The Chinese are concerned by armed insurgency across the border in Balochistan where they have been in confidential negotiations with rebel groups for some time. However, with the Gwadar plan, it is the possibility of being drawn into a wider confrontation, if Saudi Arabian investment in the port is confirmed, which is a cause of unease.
A Saudi presence so near to Pakistan’s Iranian border risks, some Chinese senior officials fear, China being dragged into the confrontation between Sunni and Shia states in the Middle East. This is especially of concern as China is a major importer of Iranian oil, and has begun to invest heavily in Iran –picking up contracts being left behind by western companies pulling out after the reimposition of sanctions by the Trump administration.
Iran has experienced a number of terrorist attacks claimed by Isis which Tehran has blamed, without offering evidence, on Saudi Arabia. The scope for sectarian trouble spreading to Balochistan was illustrated last month when 14 Iranian border guards were abducted by an extremist Sunni group Jaish al-Adli. Pakistani security forces say they have failed to find the kidnapped men, leading to warnings of action being taken by the Iranians.
The Pakistani government has stressed that the Saudi money did not come with political strings attached and, in his interview before he went to Riyadh, Imran Khan spoke of his regret at Mr Trump tearing up the nuclear deal with Iran and pursuing punitive measures against the country.
The prime minister said that Pakistan would like to be an intermediary between Saudi Arabia and Iran. Yet the Saudi-led Sunni block were unhappy when the Pakistani parliament, under the previous government, refused to take part in the current war in Yemen. Islamabad was privately warned that it would have to choose sides sooner rather than later. There have long been reports that Saudi Arabia has “bought” a nuclear bomb from Pakistan to act as a counter against a “Shia bomb” produced by Iran – and the Islamic Military Counter Terrorism Coalition, set up by Riyadh and led by a Pakistani commander, General Raheel Sharif, primarily exists to counter Shia forces.
According to Theodore Karasik, at Gulf State Analytics, a Washington consultancy firm, “Saudi moves and investments in Pakistan are a set and established policy that seeks to better integrate Islamabad into Riyadh’s camp.”
Robert Emerson, a British security consultant, says: “China have invested heavily in Pakistan, but it is also engaging in a substantial way commercially with Iran. It is understandable that they do not want to see a Saudi presence imported into Gwadar, just over a 100km from the Iranian border.
“But China also now has problems with Belt and Road. There has been consistent opposition from the US, Japan, India and others and now we see some of those countries which were going to take part in it are having second thoughts.”
A number of states, including Malaysia, Nepal and Myanmar have pulled out of Chinese-financed programmes.

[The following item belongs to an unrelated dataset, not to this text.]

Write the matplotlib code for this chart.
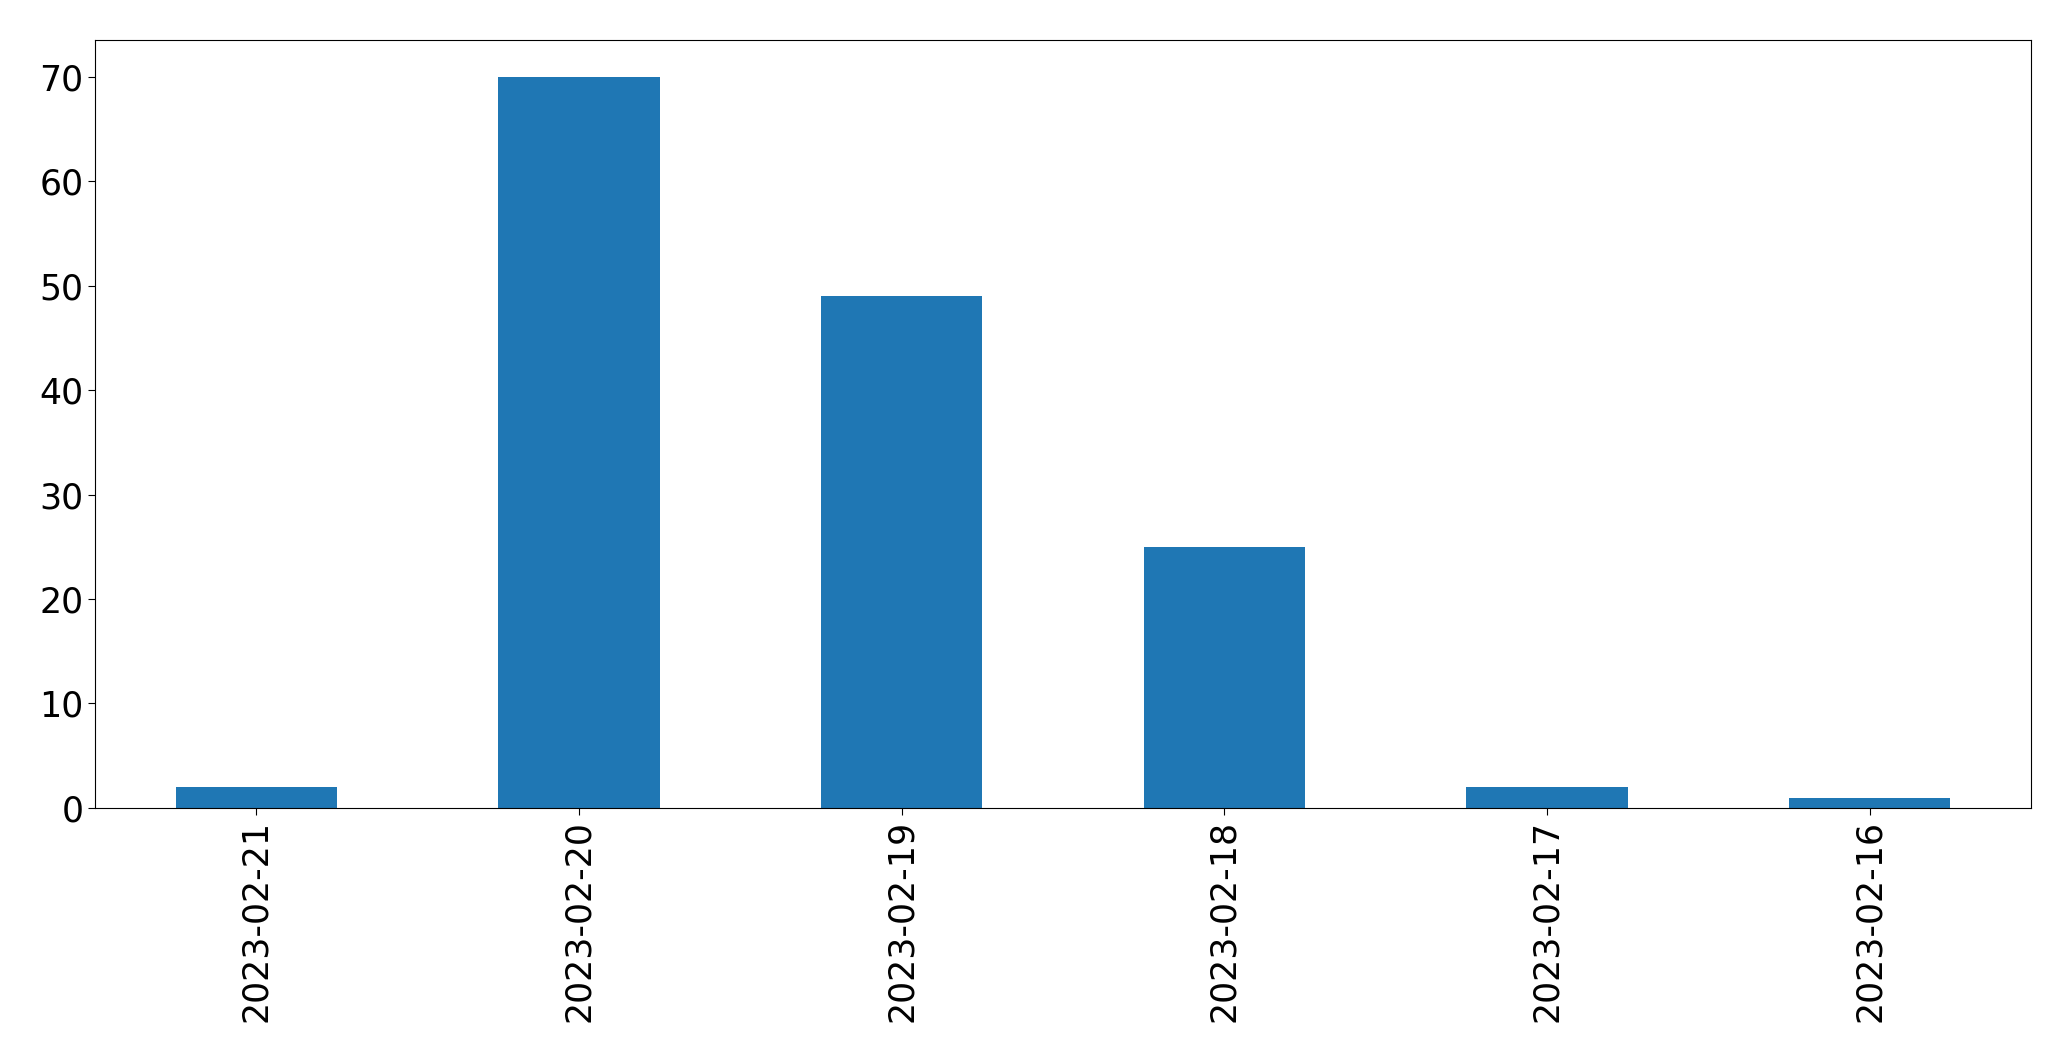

Recent elections in the Maldives saw the defeat of the Beijing-backed President Abdulla Yameen under whose rule the nation has accrued $1.3bn debt to China, more than a quarter of its GDP. The opposition – whose candidate, Mohamed Solih, won at the polls – had warned of being sucked into a “serious debt trap”.
In Colombia there has been widespread local opposition for eight years to the building of the $4bn Ituango dam, part funded by the Chinese, in an area with propensity for landslides. This year 26,000 people had to be evacuated after heavy rainfall led to a landslide environmentalists have been warning about.
It has now been almost a decade since China overtook the US as Africa’s biggest trading partner. Nine countries have signed Belt and Road agreements with Beijing and 20 others are engaged in talks to do so. The Chinese government pledged $60bn in preferential loans and investments at an economic forum for Africa three years ago.
African countries, so far, have been readily receptive to the Chinese loans which have been pouring in. But concerns have been raised too, with the Centre for Global Development finding, for instance, that Djibouti, where the Chinese now have a military base, has seen its foreign debt swell from 50 per cent to 85 per cent of GDP with the largest amount by far owed to China. The Chinese company CMPort, the same one which built Hambantota in Sri Lanka, now under Chinese control, is building a port in the country at Doraleh.
China also has aspirations for Europe to be the final destination for the land route of the Belt and Road, with the aim that every day trains from Chinese trading cities would arrive at distribution points in Duisburg, Madrid and London.
But six months ago 27 out of 28 European Union ambassadors in Beijing signed off a report saying the project “runs counter to the European Union’s agenda for liberalising trade and pushes the balance of power in favour of subsidised Chinese companies”.
In September, Brussels launched its response to the Belt and Road: the building of infrastructure across Europe and Asia with Federica Mogherini, the head of European Union foreign policy, describing it as the “European way” of connecting the two continents.
But the European Union may not remain unified in its approach. The Hungarian ambassador did not sign the report in Beijing and now Britain appears to be keen for China deals. In December last year Philip Hammond, on a visit to Beijing, said, “I was privileged earlier this year to represent the UK at the first Belt and Road forum and one of the things we will discuss is the opportunity for closer collaboration in delivering the ambitions of the Belt and Road programme.”
Like Imran Khan’s Pakistan, Theresa May’s post-Brexit Britain cannot ignore Beijing at a time of economic hardship, however the true cost of this Chinese connection will unfold in the future.